Já faz 28 anos desde que o PT se tornou um partido político. Muito mais que isso, um partido de esquerda de massas que representava finalmente as possibilidades de mudanças na equação de classe que perdurava: uma pequena parte com o bolo e o resto sem convite para a festa. Uma desigualdade social lastimável e vergonhosa que resistia a tudo, mesmo ao fato de ser o Brasil o país que mais cresceu desde a segunda guerra mundial, até a década de 70. O novo partido aglutinava bandeiras e tinha tintas socialistas e uma indefectível tendência à mudança radical, à revolução.

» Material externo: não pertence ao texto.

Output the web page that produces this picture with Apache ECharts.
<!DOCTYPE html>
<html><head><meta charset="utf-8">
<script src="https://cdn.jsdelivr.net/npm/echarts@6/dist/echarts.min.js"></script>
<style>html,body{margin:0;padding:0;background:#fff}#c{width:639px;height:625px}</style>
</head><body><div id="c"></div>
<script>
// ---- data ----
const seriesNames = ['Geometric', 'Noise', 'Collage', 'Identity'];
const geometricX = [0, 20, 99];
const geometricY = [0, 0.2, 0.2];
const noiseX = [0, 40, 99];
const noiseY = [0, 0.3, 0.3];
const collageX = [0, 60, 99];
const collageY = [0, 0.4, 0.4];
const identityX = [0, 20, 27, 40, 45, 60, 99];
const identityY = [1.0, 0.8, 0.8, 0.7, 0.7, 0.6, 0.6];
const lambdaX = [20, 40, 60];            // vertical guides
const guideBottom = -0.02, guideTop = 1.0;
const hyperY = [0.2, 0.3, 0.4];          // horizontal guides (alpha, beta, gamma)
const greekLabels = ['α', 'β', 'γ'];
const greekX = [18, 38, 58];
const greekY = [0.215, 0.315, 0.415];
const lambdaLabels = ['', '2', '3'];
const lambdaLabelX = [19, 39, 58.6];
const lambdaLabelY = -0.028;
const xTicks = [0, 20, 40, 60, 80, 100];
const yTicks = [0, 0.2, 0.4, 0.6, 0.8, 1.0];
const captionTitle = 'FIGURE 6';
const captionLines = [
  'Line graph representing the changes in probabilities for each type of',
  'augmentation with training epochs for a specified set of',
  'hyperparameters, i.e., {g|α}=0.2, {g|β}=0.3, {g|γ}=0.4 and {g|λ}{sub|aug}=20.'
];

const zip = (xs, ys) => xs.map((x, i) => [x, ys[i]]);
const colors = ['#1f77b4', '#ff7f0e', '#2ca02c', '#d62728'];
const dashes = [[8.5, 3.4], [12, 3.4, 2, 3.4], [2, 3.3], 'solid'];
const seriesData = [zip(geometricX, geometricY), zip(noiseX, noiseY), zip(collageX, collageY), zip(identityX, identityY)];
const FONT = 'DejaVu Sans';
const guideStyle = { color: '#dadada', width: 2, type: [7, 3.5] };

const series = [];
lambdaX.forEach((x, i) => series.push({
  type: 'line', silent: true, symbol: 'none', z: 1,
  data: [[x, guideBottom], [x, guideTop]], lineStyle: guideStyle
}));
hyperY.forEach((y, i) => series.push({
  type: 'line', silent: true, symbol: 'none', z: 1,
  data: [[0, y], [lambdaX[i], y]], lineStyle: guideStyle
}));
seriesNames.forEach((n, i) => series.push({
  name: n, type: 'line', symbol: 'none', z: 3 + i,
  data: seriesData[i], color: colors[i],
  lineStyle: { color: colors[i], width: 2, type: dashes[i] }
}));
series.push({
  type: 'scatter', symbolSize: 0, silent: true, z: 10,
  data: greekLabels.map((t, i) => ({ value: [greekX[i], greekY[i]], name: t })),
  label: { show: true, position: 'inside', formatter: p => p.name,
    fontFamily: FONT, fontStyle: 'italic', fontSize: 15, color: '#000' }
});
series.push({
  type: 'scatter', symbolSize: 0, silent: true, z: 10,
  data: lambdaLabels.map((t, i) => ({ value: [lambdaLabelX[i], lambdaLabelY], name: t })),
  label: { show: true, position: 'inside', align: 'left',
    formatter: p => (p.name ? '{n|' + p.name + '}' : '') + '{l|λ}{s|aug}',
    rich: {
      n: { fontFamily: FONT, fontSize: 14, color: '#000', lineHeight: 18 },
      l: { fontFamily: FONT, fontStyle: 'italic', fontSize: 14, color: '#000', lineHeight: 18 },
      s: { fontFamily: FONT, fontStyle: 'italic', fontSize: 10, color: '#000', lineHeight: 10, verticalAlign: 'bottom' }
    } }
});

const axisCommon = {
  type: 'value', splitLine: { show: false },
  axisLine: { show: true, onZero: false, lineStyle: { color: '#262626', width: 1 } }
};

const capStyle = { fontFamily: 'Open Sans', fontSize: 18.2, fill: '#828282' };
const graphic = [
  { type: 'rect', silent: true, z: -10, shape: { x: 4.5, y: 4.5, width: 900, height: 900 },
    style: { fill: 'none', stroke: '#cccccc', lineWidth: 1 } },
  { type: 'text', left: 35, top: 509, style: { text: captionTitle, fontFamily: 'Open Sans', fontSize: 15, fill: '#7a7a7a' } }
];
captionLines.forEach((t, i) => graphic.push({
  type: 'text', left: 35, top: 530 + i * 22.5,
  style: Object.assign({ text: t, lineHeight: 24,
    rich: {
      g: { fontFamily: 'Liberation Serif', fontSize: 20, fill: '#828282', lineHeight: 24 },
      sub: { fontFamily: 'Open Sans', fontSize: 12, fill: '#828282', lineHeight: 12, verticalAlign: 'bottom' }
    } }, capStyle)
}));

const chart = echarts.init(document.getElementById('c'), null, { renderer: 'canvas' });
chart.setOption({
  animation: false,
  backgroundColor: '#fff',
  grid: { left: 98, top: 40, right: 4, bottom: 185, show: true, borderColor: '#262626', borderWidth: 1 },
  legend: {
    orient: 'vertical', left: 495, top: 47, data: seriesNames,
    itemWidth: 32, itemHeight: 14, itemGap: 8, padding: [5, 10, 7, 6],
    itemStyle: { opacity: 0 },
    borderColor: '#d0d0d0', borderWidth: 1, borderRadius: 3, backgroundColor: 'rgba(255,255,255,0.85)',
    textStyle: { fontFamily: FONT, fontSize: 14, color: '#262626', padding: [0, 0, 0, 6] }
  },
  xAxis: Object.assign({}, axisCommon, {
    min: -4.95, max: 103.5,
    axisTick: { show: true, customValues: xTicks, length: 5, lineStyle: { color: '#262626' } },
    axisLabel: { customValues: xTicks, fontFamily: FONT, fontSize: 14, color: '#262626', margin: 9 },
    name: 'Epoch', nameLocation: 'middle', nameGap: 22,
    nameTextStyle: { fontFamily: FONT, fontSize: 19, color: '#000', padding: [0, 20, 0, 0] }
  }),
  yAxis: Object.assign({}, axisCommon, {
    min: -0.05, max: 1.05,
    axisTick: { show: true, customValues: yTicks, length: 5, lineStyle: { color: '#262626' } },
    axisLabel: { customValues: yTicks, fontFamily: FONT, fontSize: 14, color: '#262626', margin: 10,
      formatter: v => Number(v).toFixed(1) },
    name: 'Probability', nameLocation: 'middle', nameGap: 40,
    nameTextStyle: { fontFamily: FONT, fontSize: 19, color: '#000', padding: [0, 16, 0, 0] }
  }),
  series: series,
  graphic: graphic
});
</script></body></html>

Estava ali a ameaça às expectativas dos agentes, econômicos ou não, e esta verborragia petista renovou as expectativas passadas de mudanças bruscas, inclusive antes de lula tomar posse. Mas estes extremos se tornaram insustentáveis, como se a garra revolucionária fosse tomada de uma preguiça macunaímica e uma programática tucana, misturado com uma pragmática leninista. No fim, deu no que deu, Lula afirmando: “nunca fui de esquerda”.

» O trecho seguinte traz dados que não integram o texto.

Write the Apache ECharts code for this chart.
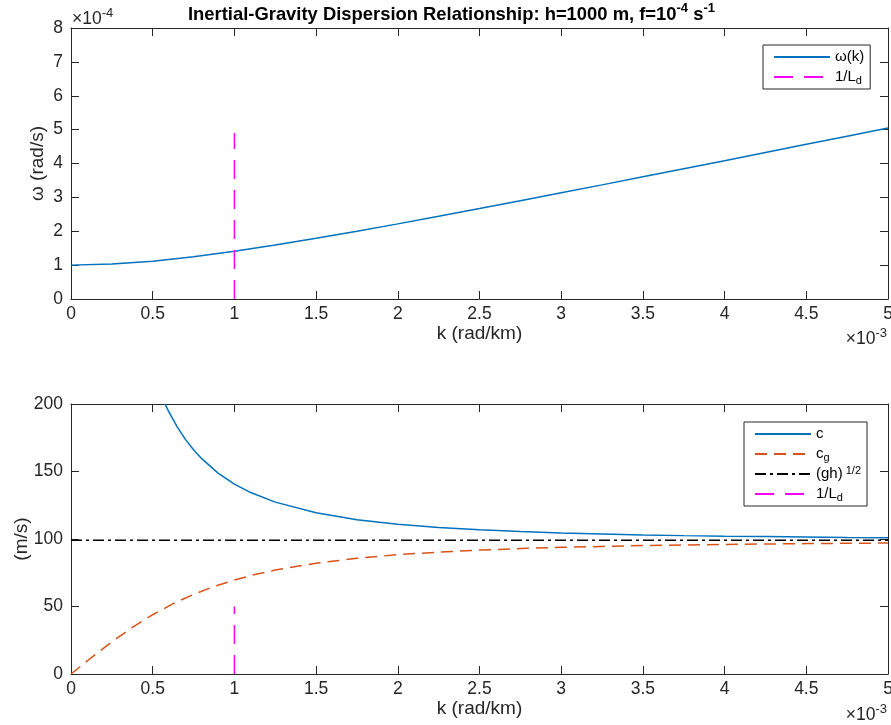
<!DOCTYPE html>
<html>
<head>
<meta charset="utf-8">
<script src="https://cdn.jsdelivr.net/npm/echarts@6/dist/echarts.min.js"></script>
<style>
html,body{margin:0;padding:0;background:#fff;}
#chart{width:891px;height:725px;}
</style>
</head>
<body>
<div id="chart"></div>
<script>
// ---- data ----
// k axis in units of 1e-3 rad/km
const kTicksX = [0, 0.5, 1, 1.5, 2, 2.5, 3, 3.5, 4, 4.5, 5];
const kOmega = [0, 0.25, 0.5, 0.75, 1, 1.25, 1.5, 1.75, 2, 2.25, 2.5, 2.75, 3, 3.25, 3.5, 3.75, 4, 4.25, 4.5, 4.75, 5];
// omega in units of 1e-4 rad/s
const omegaVals = [1.00, 1.03, 1.116, 1.246, 1.407, 1.591, 1.790, 2.000, 2.218, 2.442, 2.669, 2.900, 3.134, 3.369, 3.606, 3.845, 4.084, 4.325, 4.566, 4.807, 5.050];
const kPhase = [0.575, 0.6, 0.65, 0.7, 0.75, 0.8, 0.9, 1.0, 1.1, 1.25, 1.5, 1.75, 2, 2.25, 2.5, 2.75, 3, 3.25, 3.5, 3.75, 4, 4.25, 4.5, 4.75, 5];
const cVals = [200.1, 193.9, 183.0, 173.8, 166.1, 159.5, 148.8, 140.7, 134.4, 127.3, 119.4, 114.3, 110.9, 108.5, 106.8, 105.5, 104.5, 103.7, 103.0, 102.5, 102.1, 101.8, 101.5, 101.2, 101.0];
const kGroup = [0, 0.125, 0.25, 0.375, 0.5, 0.625, 0.75, 0.875, 1, 1.125, 1.25, 1.5, 1.75, 2, 2.25, 2.5, 2.75, 3, 3.25, 3.5, 3.75, 4, 4.25, 4.5, 4.75, 5];
const cgVals = [0, 12.2, 23.8, 34.5, 43.9, 52.1, 59.0, 64.8, 69.6, 73.7, 77.0, 82.1, 85.7, 88.4, 90.3, 91.8, 92.9, 93.8, 94.5, 95.1, 95.6, 96.0, 96.3, 96.6, 96.8, 97.0];
const ghK = [0, 5];
const ghVal = 99.0;
const ldK = 1;
const ldOmegaRange = [0, 4.9];
const ldSpeedRange = [0, 50];
const omegaTicks = [0, 1, 2, 3, 4, 5, 6, 7, 8];
const speedTicks = [0, 50, 100, 150, 200];

const pairs = (xs, ys) => xs.map((x, i) => [x, ys[i]]);

const AX = '#262626';
const FONT = 'Liberation Sans, Arial, Helvetica, sans-serif';
const tickFs = 17.5;

function xAx(grid, pos, showLabels, name) {
  return {
    type: 'value', gridIndex: grid, position: pos,
    min: kTicksX[0], max: kTicksX[kTicksX.length - 1], interval: kTicksX[1] - kTicksX[0],
    axisLine: {show: true, onZero: false, lineStyle: {color: AX, width: 1}},
    axisTick: {show: true, inside: true, length: 8, lineStyle: {color: AX}},
    axisLabel: {show: showLabels, margin: 6, color: AX, fontSize: tickFs, fontFamily: FONT},
    splitLine: {show: false},
    name: name || '', nameLocation: 'middle', nameGap: 25, nameMoveOverlap: false,
    nameTextStyle: {color: AX, fontSize: 19, fontFamily: FONT}
  };
}
function yAx(grid, pos, showLabels, ticks, name, gap) {
  return {
    type: 'value', gridIndex: grid, position: pos,
    min: ticks[0], max: ticks[ticks.length - 1], interval: ticks[1] - ticks[0],
    axisLine: {show: true, onZero: false, lineStyle: {color: AX, width: 1}},
    axisTick: {show: true, inside: true, length: 8, lineStyle: {color: AX}},
    axisLabel: {show: showLabels, margin: 8, color: AX, fontSize: tickFs, fontFamily: FONT},
    splitLine: {show: false},
    name: name || '', nameLocation: 'middle', nameGap: gap || 0, nameRotate: 90, nameMoveOverlap: false,
    nameTextStyle: {color: AX, fontSize: 19, fontFamily: FONT}
  };
}

const richSS = {
  sub: {fontSize: 11, verticalAlign: 'bottom', lineHeight: 11, fontFamily: FONT, color: '#000'},
  sup: {fontSize: 11, verticalAlign: 'top', lineHeight: 11, fontFamily: FONT, color: '#000'}
};
const legendNames = {
  'ω(k)': 'ω(k)',
  '1/Ld': '1/L{sub|d}',
  'c': 'c',
  'cg': 'c{sub|g}',
  '(gh)1/2': '(gh){sup| 1/2}'
};
function legendCfg(left, top, names) {
  return {
    show: true, orient: 'vertical', left: left, top: top,
    data: names, itemWidth: 56, itemHeight: 14, itemGap: 2,
    padding: [3, 6, 3, 10],
    borderColor: AX, borderWidth: 1, borderRadius: 0, backgroundColor: '#fff',
    selectedMode: false,
    itemStyle: {opacity: 0, borderWidth: 0},
    formatter: n => legendNames[n] || n,
    textStyle: {fontSize: 15, lineHeight: 18, fontFamily: FONT, color: '#000', rich: richSS}
  };
}

const supRich = (fs) => ({
  sup: {fontSize: Math.round(fs * 0.72), verticalAlign: 'top', lineHeight: 12, fontFamily: FONT, fill: AX}
});

const chart = echarts.init(document.getElementById('chart'), null, {renderer: 'canvas'});
chart.setOption({
  animation: false,
  backgroundColor: '#fff',
  title: {
    text: 'Inertial-Gravity Dispersion Relationship: h=1000 m, f=10{sup|-4} s{sup|-1}',
    left: 183, top: -3,
    textStyle: {
      fontSize: 18.4, fontWeight: 'bold', fontFamily: FONT, color: '#000', lineHeight: 26,
      rich: {sup: {fontSize: 13, fontWeight: 'bold', verticalAlign: 'top', lineHeight: 13, fontFamily: FONT, color: '#000'}}
    }
  },
  grid: [
    {left: 71, top: 28, width: 817, height: 271, containLabel: false, outerBoundsMode: 'none'},
    {left: 71, top: 404, width: 817, height: 270, containLabel: false, outerBoundsMode: 'none'}
  ],
  xAxis: [
    xAx(0, 'bottom', true, 'k (rad/km)'),
    xAx(0, 'top', false),
    xAx(1, 'bottom', true, 'k (rad/km)'),
    xAx(1, 'top', false)
  ],
  yAxis: [
    yAx(0, 'left', true, omegaTicks, 'ω (rad/s)', 24),
    yAx(0, 'right', false, omegaTicks),
    yAx(1, 'left', true, speedTicks, '(m/s)', 40),
    yAx(1, 'right', false, speedTicks)
  ],
  legend: [
    legendCfg(763, 45, ['ω(k)', '1/Ld']),
    legendCfg(744, 422, ['c', 'cg', '(gh)1/2', '1/Ld'])
  ],
  graphic: [
    {type: 'text', left: 72, top: 7, style: {text: '×10{sup|-4}', font: tickFs + 'px ' + FONT, fill: AX, lineHeight: 24, rich: supRich(tickFs)}},
    {type: 'text', right: 4, top: 327, style: {text: '×10{sup|-3}', font: tickFs + 'px ' + FONT, fill: AX, lineHeight: 24, rich: supRich(tickFs)}},
    {type: 'text', right: 4, top: 703, style: {text: '×10{sup|-3}', font: tickFs + 'px ' + FONT, fill: AX, lineHeight: 24, rich: supRich(tickFs)}}
  ],
  series: [
    {name: 'ω(k)', type: 'line', xAxisIndex: 0, yAxisIndex: 0, data: pairs(kOmega, omegaVals),
     showSymbol: false, symbol: 'none', smooth: false, color: '#0072BD',
     lineStyle: {color: '#0072BD', width: 1.5}},
    {name: '1/Ld', type: 'line', xAxisIndex: 0, yAxisIndex: 0, data: ldOmegaRange.map(v => [ldK, v]),
     showSymbol: false, symbol: 'none', color: '#FF00FF',
     lineStyle: {color: '#FF00FF', width: 1.5, type: [19, 11]}},
    {name: 'c', type: 'line', xAxisIndex: 2, yAxisIndex: 2, data: pairs(kPhase, cVals),
     showSymbol: false, symbol: 'none', smooth: false, color: '#0072BD', clip: true,
     lineStyle: {color: '#0072BD', width: 1.5}},
    {name: 'cg', type: 'line', xAxisIndex: 2, yAxisIndex: 2, data: pairs(kGroup, cgVals),
     showSymbol: false, symbol: 'none', smooth: false, color: '#D95319',
     lineStyle: {color: '#D95319', width: 1.5, type: [12, 7]}},
    {name: '(gh)1/2', type: 'line', xAxisIndex: 2, yAxisIndex: 2, data: ghK.map(k => [k, ghVal]),
     showSymbol: false, symbol: 'none', color: '#000000',
     lineStyle: {color: '#000000', width: 1.5, type: [11, 4, 3, 4]}},
    {name: '1/Ld', type: 'line', xAxisIndex: 2, yAxisIndex: 2, data: ldSpeedRange.map(v => [ldK, v]),
     showSymbol: false, symbol: 'none', color: '#FF00FF',
     lineStyle: {color: '#FF00FF', width: 1.5, type: [19, 11]}}
  ]
});
</script>
</body>
</html>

3 – De intelectuais e tucanos.

O PSDB é uma social democracia liberal que tentou em oito anos de governo federal impedir os excessos de estado e escassez de mercado, estabilizar a moeda e promover políticas sociais para atenuar as conseqüências humanas de tal “projeto”. Estabilizou a moeda, a um preço altíssimo, indicou caminhos de promoção de renda e fez da estabilidade monetária o ponto arquimédico para se pensar na estabilidade institucional. O Real adquiriu a face de uma tradição secular consensual, e se fez marca de um país que em um aspecto se mantinha estável. Foi só isso. Não fez nação com a estabilidade monetária. Os custos humanos viriam em 2002...

4 – Eleições

A posse do operário fora precedida de encontros entre membros do governo que se encerrava e do novo governo. O intelectual apertou a mão do operário, a esquerda estava sentada com o centro, o capital com o trabalho (ainda que isto soe demodé). Esta imagem talvez seja o símbolo mais forte da nova república. Havia uma renovação sem ruptura institucional, e um revezamento de entidades políticas antagônicas no plano político, ainda que não o fosse no plano político-programático. O que há de novidade é isto.

5 – Alguns anos depois

Estável institucionalmente e, o que parece, financeiramente, já que o país resiste, ainda, a uma crise econômica sem precedente. Não há como negar que a substância desta força seja a manutenção de marcos institucionais após dois governos sucessivos. Ou melhor, há sim, mas não há como negar que a substância desta força seja também a manutenção de marcos institucionais após dois governos sucessivos. Não há sorte nisso, a não ser que queiram acreditar em bruxaria, oráculos e magia. Há competência, não deste ou daquele governo, mas daquilo que PSDB e PT souberam expressar juntos até agora: uma nação, como uma civilização, se constrói com expectativas institucionais correspondidas no tempo.

6 - Enfim

O país é sólido economicamente agora, na crise? Creio, é por que é sólido institucionalmente. Promover a permanência, ás vezes, pode ser a postura política mais revolucionária no momento.